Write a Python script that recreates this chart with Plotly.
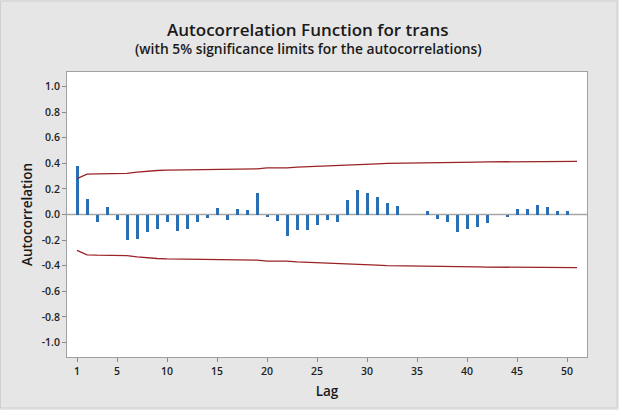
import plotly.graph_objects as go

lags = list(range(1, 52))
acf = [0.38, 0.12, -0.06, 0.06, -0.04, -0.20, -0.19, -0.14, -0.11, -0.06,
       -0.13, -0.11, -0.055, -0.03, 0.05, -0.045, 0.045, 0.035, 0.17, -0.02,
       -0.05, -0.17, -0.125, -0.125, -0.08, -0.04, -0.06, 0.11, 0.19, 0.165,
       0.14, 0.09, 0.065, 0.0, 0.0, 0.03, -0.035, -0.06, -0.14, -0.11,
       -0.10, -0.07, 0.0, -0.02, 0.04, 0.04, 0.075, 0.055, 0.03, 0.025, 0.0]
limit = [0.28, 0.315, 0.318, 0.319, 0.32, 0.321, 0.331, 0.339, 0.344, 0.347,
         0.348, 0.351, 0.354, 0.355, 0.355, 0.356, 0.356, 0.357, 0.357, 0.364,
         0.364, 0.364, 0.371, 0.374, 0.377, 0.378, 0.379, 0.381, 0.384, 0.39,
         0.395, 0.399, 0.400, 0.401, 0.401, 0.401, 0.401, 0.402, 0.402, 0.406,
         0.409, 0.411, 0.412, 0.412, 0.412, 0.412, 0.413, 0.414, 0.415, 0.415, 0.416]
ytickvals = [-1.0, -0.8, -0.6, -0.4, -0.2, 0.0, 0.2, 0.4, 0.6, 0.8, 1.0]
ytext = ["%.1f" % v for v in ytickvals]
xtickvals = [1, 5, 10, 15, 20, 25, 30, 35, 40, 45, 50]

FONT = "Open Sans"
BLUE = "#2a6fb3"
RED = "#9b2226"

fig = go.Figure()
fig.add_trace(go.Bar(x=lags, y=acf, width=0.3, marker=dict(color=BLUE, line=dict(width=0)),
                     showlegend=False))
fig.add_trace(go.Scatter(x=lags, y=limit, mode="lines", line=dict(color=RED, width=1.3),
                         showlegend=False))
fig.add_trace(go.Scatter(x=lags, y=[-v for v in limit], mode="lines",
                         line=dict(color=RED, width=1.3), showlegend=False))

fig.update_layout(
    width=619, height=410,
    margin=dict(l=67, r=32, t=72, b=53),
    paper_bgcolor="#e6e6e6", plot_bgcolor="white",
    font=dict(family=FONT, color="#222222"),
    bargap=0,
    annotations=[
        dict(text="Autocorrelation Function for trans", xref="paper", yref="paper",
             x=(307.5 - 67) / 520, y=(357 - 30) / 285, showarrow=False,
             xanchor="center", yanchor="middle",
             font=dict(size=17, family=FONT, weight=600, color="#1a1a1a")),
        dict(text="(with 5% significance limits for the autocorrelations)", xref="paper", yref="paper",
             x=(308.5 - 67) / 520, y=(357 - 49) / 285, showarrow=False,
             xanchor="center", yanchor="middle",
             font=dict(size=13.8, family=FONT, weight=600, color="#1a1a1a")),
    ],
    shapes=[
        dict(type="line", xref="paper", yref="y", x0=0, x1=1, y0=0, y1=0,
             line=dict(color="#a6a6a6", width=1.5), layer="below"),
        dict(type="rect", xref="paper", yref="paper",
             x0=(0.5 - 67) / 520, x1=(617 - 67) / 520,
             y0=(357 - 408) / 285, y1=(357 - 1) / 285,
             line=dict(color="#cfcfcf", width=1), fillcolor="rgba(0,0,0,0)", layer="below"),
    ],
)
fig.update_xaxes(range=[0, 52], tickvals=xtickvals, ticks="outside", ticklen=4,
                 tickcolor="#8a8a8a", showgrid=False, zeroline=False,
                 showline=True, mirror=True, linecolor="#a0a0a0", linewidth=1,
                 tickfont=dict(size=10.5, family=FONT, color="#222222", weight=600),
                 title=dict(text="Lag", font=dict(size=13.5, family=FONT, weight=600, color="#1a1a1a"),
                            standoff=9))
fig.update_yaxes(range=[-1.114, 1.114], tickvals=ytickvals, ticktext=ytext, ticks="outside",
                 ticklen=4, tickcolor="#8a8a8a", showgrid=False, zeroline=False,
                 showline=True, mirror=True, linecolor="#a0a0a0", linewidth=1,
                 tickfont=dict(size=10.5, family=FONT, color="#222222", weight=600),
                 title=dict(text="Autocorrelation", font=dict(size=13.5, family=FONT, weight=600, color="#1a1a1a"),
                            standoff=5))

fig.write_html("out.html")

◇ ◇ ◇

• Exercise: Begin at the first line of the data above and repeat each line exactly, stopping after the line containing "import plotly.graph_objects as go". Omit the pictures.

• Solution for this exercise:
Write a Python script that recreates this chart with Plotly.
import plotly.graph_objects as go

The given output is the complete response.